* _Directions_: Write out, word for word, every line from the first one through the line that holds "const smtA_y = [14.6, 15.8, 17.7, 18.6, 19.6, 19.95];", and nothing else; skip the pictures.

## Begin Recorded information

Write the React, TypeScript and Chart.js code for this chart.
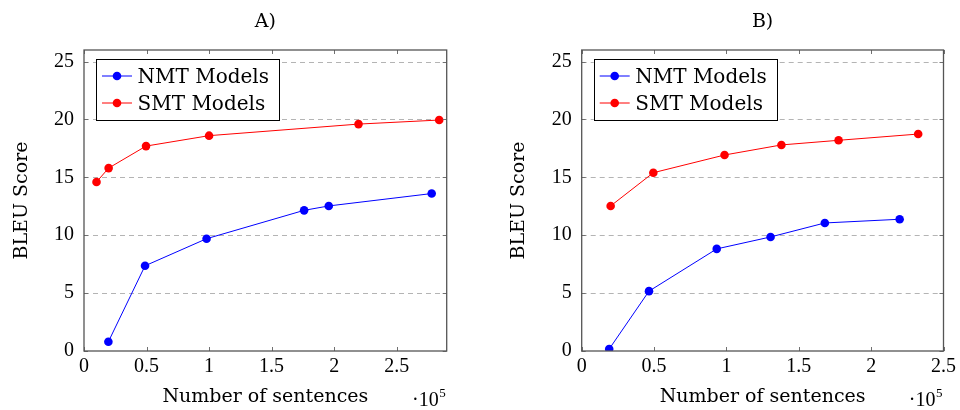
import React, { useEffect, useRef } from "react";
import { Chart, registerables } from "chart.js";

Chart.register(...registerables);

// ---------- data ----------
const panelTitles = ["A)", "B)"];
const seriesNames = ["NMT Models", "SMT Models"];
const seriesColors = ["rgb(0,0,255)", "rgb(255,0,0)"];

const nmtA_x = [0.195, 0.488, 0.98, 1.76, 1.957, 2.78];
const nmtA_y = [0.8, 7.36, 9.7, 12.15, 12.53, 13.6];
const smtA_x = [0.1, 0.197, 0.496, 1.0, 2.195, 2.84];
const smtA_y = [14.6, 15.8, 17.7, 18.6, 19.6, 19.95];

const nmtB_x = [0.19, 0.465, 0.933, 1.305, 1.68, 2.197];
const nmtB_y = [0.17, 5.17, 8.82, 9.85, 11.06, 11.38];
const smtB_x = [0.2, 0.495, 0.987, 1.38, 1.775, 2.325];
const smtB_y = [12.53, 15.4, 16.93, 17.8, 18.2, 18.74];

const xTicksA = [0, 0.5, 1, 1.5, 2, 2.5];
const xTicksB = [0, 0.5, 1, 1.5, 2, 2.5];
const yTicks = [0, 5, 10, 15, 20, 25];
const xMaxA = 2.9;
const xMaxB = 2.5;
const yMax = 26;

const xAxisTitle = "Number of sentences";
const yAxisTitle = "BLEU Score";
const xExpBase = "·10";
const xExpPower = "5";

const LABEL_FONT = "'DejaVu Serif', serif";
const TICK_FONT = "'Liberation Serif', serif";

type PanelProps = {
  title: string;
  nmtX: number[];
  nmtY: number[];
  smtX: number[];
  smtY: number[];
  xTicks: number[];
  xMax: number;
  yAxisWidth: number;
  rightPad: number;
};

const toPoints = (xs: number[], ys: number[]) => xs.map((x, i) => ({ x, y: ys[i] }));

function Panel(props: PanelProps) {
  const ref = useRef<HTMLCanvasElement | null>(null);
  useEffect(() => {
    if (!ref.current) return;
    const { title, nmtX, nmtY, smtX, smtY, xTicks, xMax, yAxisWidth, rightPad } = props;

    const decor = {
      id: "decor",
      beforeDatasetsDraw(chart: any) {
        const { ctx, chartArea: a, scales } = chart;
        ctx.save();
        ctx.strokeStyle = "#b4b4b4";
        ctx.lineWidth = 1;
        ctx.setLineDash([5, 4]);
        for (const v of yTicks) {
          if (v === 0) continue;
          const y = Math.round(scales.y.getPixelForValue(v)) + 0.5;
          ctx.beginPath();
          ctx.moveTo(a.left, y);
          ctx.lineTo(a.right, y);
          ctx.stroke();
        }
        ctx.restore();
      },
      afterDatasetsDraw(chart: any) {
        const { ctx, chartArea: a, scales } = chart;
        ctx.save();
        // inner ticks
        ctx.strokeStyle = "#707070";
        ctx.lineWidth = 1;
        const tl = 4;
        for (const v of xTicks) {
          const x = Math.round(scales.x.getPixelForValue(v)) + 0.5;
          ctx.beginPath();
          ctx.moveTo(x, a.bottom);
          ctx.lineTo(x, a.bottom - tl);
          ctx.moveTo(x, a.top);
          ctx.lineTo(x, a.top + tl);
          ctx.stroke();
        }
        for (const v of yTicks) {
          const y = Math.round(scales.y.getPixelForValue(v)) + 0.5;
          ctx.beginPath();
          ctx.moveTo(a.left, y);
          ctx.lineTo(a.left + tl, y);
          ctx.moveTo(a.right, y);
          ctx.lineTo(a.right - tl, y);
          ctx.stroke();
        }
        // frame
        ctx.strokeStyle = "#555555";
        ctx.lineWidth = 1.3;
        ctx.strokeRect(a.left, a.top, a.right - a.left, a.bottom - a.top);

        // legend
        ctx.font = `20px ${LABEL_FONT}`;
        const tw = Math.max(...seriesNames.map((s) => ctx.measureText(s).width));
        const bx = a.left + 12;
        const by = a.top + 9;
        const bw = Math.max(183, 41.5 + tw + 10);
        const bh = 61;
        ctx.fillStyle = "#ffffff";
        ctx.fillRect(bx, by, bw, bh);
        ctx.strokeStyle = "#000000";
        ctx.lineWidth = 1;
        ctx.strokeRect(Math.round(bx) + 0.5, Math.round(by) + 0.5, bw, bh);
        seriesNames.forEach((name, i) => {
          const ry = by + 17 + i * 27;
          ctx.strokeStyle = seriesColors[i];
          ctx.lineWidth = 1;
          ctx.beginPath();
          ctx.moveTo(bx + 6, ry);
          ctx.lineTo(bx + 36, ry);
          ctx.stroke();
          ctx.fillStyle = seriesColors[i];
          ctx.beginPath();
          ctx.arc(bx + 21, ry, 4.3, 0, Math.PI * 2);
          ctx.fill();
          ctx.fillStyle = "#000000";
          ctx.textAlign = "left";
          ctx.textBaseline = "alphabetic";
          ctx.fillText(name, bx + 41.5, ry + 6.8);
        });
        ctx.restore();
      },
      afterDraw(chart: any) {
        const { ctx, chartArea: a } = chart;
        const cx = (a.left + a.right) / 2;
        ctx.save();
        ctx.fillStyle = "#000000";
        ctx.textBaseline = "alphabetic";
        ctx.textAlign = "center";
        ctx.font = `19px ${LABEL_FONT}`;
        ctx.fillText(title, cx, 27.3);
        ctx.fillText(xAxisTitle, cx, 401.7);
        // y axis title
        ctx.save();
        ctx.translate(a.left - 57.3, (a.top + a.bottom) / 2);
        ctx.rotate(-Math.PI / 2);
        ctx.fillText(yAxisTitle, 0, 0);
        ctx.restore();
        // exponent
        ctx.textAlign = "right";
        ctx.font = `13px ${TICK_FONT}`;
        const pw = ctx.measureText(xExpPower).width;
        ctx.fillText(xExpPower, a.right - 1, 397);
        ctx.font = `20px ${TICK_FONT}`;
        ctx.fillText(xExpBase, a.right - 1 - pw - 0.5, 405.5);
        ctx.restore();
      },
    };

    const chart = new Chart(ref.current, {
      type: "line",
      data: {
        datasets: [
          {
            label: seriesNames[0],
            data: toPoints(nmtX, nmtY),
            borderColor: seriesColors[0],
            backgroundColor: seriesColors[0],
            pointBackgroundColor: seriesColors[0],
            pointBorderWidth: 0,
            pointRadius: 4.3,
            borderWidth: 1,
            tension: 0,
          },
          {
            label: seriesNames[1],
            data: toPoints(smtX, smtY),
            borderColor: seriesColors[1],
            backgroundColor: seriesColors[1],
            pointBackgroundColor: seriesColors[1],
            pointBorderWidth: 0,
            pointRadius: 4.3,
            borderWidth: 1,
            tension: 0,
          },
        ],
      },
      options: {
        responsive: false,
        animation: false,
        events: [],
        layout: { padding: { left: 0, right: rightPad, top: 50, bottom: 0 } },
        plugins: { legend: { display: false }, title: { display: false }, tooltip: { enabled: false } },
        scales: {
          x: {
            type: "linear",
            min: 0,
            max: xMax,
            grid: { display: false, drawTicks: false },
            border: { display: false },
            afterBuildTicks: (s: any) => {
              s.ticks = xTicks.map((v) => ({ value: v }));
            },
            afterFit: (s: any) => {
              s.height = 59;
            },
            ticks: {
              padding: 4,
              color: "#000000",
              font: { family: TICK_FONT, size: 20 },
              maxRotation: 0,
              autoSkip: false,
              callback: (v: any) => String(v),
            },
          },
          y: {
            type: "linear",
            min: 0,
            max: yMax,
            grid: { display: false, drawTicks: false },
            border: { display: false },
            afterBuildTicks: (s: any) => {
              s.ticks = yTicks.map((v) => ({ value: v }));
            },
            afterFit: (s: any) => {
              s.width = yAxisWidth;
            },
            ticks: {
              padding: 10,
              color: "#000000",
              font: { family: TICK_FONT, size: 20 },
              autoSkip: false,
              callback: (v: any) => String(v),
            },
          },
        },
      },
      plugins: [decor],
    } as any);
    return () => chart.destroy();
  }, []);
  return <canvas ref={ref} width={480} height={410} style={{ display: "block", width: 480, height: 410 }} />;
}

export default function App() {
  return (
    <div style={{ position: "fixed", left: 0, top: 0, width: 960, height: 410, background: "#ffffff" }}>
      <div style={{ position: "absolute", left: 0, top: 0, width: 480, height: 410 }}>
        <Panel
          title={panelTitles[0]}
          nmtX={nmtA_x}
          nmtY={nmtA_y}
          smtX={smtA_x}
          smtY={smtA_y}
          xTicks={xTicksA}
          xMax={xMaxA}
          yAxisWidth={84}
          rightPad={33.3}
        />
      </div>
      <div style={{ position: "absolute", left: 480, top: 0, width: 480, height: 410 }}>
        <Panel
          title={panelTitles[1]}
          nmtX={nmtB_x}
          nmtY={nmtB_y}
          smtX={smtB_x}
          smtY={smtB_y}
          xTicks={xTicksB}
          xMax={xMaxB}
          yAxisWidth={101.7}
          rightPad={15}
        />
      </div>
    </div>
  );
}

## End Recorded information

* _Written response_:
Write the React, TypeScript and Chart.js code for this chart.
import React, { useEffect, useRef } from "react";
import { Chart, registerables } from "chart.js";

Chart.register(...registerables);

// ---------- data ----------
const panelTitles = ["A)", "B)"];
const seriesNames = ["NMT Models", "SMT Models"];
const seriesColors = ["rgb(0,0,255)", "rgb(255,0,0)"];

const nmtA_x = [0.195, 0.488, 0.98, 1.76, 1.957, 2.78];
const nmtA_y = [0.8, 7.36, 9.7, 12.15, 12.53, 13.6];
const smtA_x = [0.1, 0.197, 0.496, 1.0, 2.195, 2.84];
const smtA_y = [14.6, 15.8, 17.7, 18.6, 19.6, 19.95];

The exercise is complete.